** Begin SUPPLIED MATERIAL **
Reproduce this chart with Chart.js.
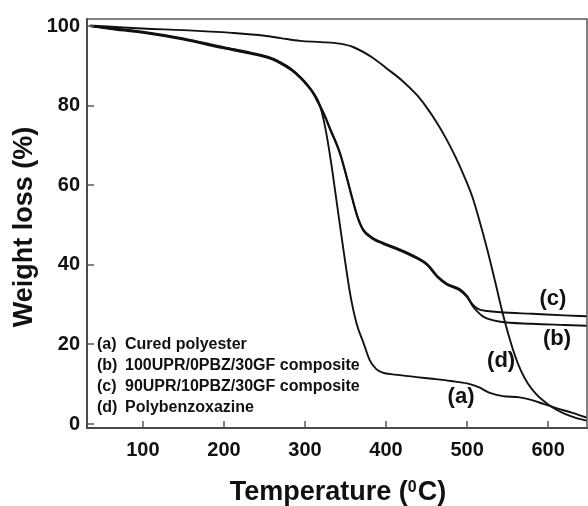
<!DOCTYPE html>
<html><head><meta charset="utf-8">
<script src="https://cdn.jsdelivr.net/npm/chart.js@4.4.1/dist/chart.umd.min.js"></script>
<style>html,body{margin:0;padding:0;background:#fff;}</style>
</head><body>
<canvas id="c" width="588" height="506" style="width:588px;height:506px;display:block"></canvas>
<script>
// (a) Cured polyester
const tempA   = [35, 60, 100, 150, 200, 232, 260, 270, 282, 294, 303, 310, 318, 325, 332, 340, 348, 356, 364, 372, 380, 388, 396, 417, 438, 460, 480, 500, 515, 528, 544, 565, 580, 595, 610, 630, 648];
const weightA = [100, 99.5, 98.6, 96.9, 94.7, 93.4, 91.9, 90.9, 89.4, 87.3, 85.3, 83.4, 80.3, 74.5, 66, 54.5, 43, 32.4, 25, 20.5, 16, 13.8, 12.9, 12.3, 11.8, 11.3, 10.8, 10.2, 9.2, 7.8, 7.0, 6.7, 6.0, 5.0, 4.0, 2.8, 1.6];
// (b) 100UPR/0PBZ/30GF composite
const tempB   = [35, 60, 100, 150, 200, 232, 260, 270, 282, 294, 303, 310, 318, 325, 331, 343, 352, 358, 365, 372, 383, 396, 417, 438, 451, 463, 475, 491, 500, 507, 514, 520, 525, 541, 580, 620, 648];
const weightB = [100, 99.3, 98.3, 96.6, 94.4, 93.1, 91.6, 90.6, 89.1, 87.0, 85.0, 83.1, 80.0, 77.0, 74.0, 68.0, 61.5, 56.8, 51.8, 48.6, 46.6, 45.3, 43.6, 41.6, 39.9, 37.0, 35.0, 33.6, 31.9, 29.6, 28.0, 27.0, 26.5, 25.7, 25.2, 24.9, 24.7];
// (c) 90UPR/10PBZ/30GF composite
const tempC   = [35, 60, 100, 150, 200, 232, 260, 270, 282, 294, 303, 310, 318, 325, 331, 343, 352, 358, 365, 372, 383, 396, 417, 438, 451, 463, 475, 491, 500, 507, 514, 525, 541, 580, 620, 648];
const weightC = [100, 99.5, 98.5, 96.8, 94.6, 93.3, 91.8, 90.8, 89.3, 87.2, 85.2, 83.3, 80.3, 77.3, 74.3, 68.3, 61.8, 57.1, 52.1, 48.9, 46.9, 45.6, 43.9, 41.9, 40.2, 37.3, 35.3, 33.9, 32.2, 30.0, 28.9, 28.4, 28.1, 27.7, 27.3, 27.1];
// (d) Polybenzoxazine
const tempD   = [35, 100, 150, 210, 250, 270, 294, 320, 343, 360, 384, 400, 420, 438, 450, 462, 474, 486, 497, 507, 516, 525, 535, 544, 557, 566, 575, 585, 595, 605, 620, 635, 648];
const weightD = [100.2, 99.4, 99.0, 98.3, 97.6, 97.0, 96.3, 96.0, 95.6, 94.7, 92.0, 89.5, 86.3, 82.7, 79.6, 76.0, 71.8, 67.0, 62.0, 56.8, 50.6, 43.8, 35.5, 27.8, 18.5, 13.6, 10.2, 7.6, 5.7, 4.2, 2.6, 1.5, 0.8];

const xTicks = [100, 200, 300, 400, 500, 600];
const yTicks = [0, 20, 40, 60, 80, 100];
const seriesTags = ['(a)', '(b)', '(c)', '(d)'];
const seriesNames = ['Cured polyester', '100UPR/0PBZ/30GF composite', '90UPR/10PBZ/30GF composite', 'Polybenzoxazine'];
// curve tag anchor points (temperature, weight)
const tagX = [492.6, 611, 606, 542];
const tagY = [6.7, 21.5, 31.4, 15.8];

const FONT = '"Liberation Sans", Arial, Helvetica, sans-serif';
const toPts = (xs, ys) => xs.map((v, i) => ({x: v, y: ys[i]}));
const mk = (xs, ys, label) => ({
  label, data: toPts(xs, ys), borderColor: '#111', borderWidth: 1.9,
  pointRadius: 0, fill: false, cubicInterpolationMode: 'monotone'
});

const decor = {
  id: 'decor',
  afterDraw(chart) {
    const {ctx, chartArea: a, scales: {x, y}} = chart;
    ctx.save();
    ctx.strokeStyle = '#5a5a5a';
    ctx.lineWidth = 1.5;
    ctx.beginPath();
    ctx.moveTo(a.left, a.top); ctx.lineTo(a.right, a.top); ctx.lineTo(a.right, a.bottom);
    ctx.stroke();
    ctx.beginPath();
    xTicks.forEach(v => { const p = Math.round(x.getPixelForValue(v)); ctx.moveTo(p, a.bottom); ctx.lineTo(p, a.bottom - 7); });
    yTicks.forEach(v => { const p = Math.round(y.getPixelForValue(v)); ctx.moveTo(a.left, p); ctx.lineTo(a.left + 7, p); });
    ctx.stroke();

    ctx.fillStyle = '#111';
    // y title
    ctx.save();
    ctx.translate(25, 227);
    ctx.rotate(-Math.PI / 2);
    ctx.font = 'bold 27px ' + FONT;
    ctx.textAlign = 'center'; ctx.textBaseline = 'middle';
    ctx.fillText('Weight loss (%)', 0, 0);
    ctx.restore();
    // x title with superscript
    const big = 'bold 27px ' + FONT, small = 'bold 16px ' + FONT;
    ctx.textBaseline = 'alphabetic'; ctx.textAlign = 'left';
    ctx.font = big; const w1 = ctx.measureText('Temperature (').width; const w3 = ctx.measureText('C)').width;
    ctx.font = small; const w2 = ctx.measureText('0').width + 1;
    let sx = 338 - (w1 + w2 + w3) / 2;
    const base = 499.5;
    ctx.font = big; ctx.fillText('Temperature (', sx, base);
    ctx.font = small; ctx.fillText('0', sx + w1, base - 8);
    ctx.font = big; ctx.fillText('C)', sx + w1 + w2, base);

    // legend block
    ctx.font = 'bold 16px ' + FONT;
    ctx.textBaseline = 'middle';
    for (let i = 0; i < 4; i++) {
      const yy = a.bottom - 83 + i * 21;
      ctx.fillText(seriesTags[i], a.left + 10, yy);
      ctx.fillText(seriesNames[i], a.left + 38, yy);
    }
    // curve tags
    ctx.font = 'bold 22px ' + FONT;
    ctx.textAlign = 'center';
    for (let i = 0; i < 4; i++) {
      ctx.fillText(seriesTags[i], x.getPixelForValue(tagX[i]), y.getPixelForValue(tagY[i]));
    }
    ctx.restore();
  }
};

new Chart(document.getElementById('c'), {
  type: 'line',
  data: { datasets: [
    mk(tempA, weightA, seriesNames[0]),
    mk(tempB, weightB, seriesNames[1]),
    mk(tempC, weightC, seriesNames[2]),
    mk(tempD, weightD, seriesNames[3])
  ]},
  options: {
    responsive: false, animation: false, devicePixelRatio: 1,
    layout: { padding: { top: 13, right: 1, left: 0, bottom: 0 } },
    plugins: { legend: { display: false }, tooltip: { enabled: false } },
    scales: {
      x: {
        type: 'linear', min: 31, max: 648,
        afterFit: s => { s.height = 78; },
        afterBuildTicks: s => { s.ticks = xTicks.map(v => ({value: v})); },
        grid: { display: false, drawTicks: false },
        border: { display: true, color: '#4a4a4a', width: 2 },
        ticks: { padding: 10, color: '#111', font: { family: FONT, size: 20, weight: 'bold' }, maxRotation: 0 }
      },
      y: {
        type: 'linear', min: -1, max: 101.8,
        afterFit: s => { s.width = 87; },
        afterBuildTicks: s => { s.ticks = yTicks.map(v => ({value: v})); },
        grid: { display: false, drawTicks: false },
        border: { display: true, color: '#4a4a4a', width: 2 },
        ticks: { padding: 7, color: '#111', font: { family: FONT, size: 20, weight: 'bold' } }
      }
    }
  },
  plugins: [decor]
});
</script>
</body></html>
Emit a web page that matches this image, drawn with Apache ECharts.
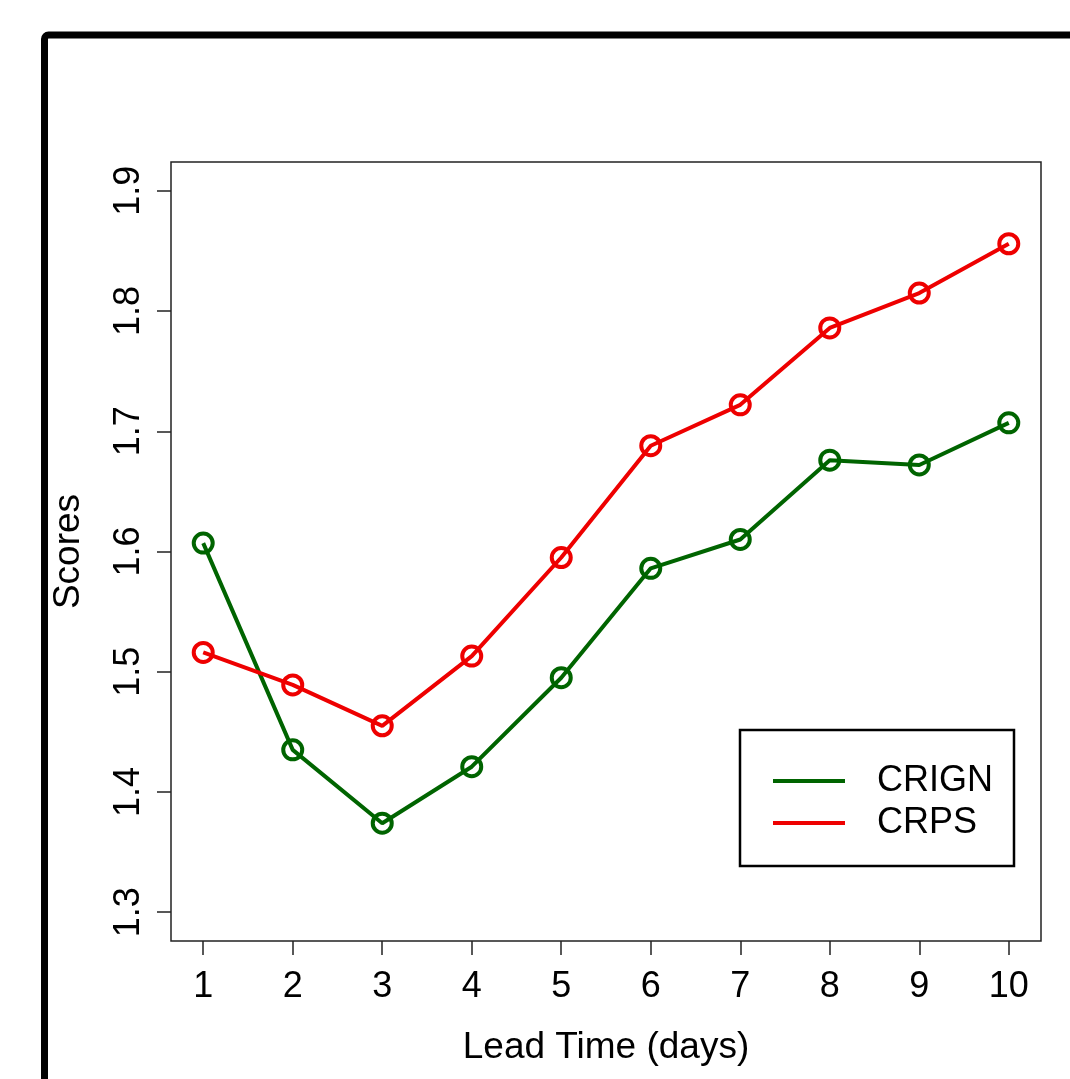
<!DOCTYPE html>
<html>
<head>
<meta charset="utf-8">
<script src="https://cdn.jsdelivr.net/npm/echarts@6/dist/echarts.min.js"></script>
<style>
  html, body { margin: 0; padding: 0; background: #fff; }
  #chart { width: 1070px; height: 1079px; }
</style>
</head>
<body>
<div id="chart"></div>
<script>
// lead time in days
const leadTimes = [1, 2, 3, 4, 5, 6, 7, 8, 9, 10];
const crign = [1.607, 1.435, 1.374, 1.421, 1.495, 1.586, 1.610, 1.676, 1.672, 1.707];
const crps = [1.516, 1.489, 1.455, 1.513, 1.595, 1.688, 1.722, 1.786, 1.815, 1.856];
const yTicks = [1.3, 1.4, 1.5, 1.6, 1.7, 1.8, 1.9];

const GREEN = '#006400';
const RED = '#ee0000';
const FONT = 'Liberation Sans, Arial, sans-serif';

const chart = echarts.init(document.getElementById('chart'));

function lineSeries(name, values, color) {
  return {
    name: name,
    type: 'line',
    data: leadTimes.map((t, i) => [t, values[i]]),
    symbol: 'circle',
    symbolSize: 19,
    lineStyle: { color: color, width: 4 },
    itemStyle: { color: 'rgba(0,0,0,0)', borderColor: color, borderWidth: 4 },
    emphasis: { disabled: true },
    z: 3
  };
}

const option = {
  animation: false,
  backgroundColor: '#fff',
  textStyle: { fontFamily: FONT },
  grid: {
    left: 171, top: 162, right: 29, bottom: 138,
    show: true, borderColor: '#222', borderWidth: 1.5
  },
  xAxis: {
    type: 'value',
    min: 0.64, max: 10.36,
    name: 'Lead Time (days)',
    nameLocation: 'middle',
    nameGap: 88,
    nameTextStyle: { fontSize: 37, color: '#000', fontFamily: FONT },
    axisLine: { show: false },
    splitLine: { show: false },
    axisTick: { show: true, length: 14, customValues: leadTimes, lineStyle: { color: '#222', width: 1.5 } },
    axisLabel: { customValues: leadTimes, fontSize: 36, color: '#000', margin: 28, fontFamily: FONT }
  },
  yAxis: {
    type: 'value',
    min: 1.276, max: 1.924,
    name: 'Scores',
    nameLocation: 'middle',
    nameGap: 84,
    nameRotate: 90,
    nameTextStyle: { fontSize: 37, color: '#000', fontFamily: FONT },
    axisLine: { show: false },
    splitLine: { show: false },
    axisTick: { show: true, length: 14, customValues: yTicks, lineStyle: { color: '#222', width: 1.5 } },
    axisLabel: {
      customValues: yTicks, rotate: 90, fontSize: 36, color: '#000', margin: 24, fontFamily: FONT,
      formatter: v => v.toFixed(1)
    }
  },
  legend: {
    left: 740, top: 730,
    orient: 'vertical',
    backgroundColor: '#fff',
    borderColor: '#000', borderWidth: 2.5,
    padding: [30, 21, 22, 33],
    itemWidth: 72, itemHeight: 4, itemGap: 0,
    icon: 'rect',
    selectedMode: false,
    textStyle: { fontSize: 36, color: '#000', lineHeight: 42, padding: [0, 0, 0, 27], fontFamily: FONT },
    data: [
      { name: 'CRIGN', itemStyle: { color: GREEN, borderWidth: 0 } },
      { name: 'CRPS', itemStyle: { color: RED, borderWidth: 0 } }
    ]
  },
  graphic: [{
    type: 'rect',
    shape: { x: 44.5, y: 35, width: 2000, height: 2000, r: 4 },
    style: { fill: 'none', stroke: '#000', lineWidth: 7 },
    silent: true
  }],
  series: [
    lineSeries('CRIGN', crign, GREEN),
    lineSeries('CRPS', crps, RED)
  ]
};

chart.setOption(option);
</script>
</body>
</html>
** End SUPPLIED MATERIAL **
PROMPT
Give only the number of lines in the entries above that hold the string "this".

FINAL RESULT
2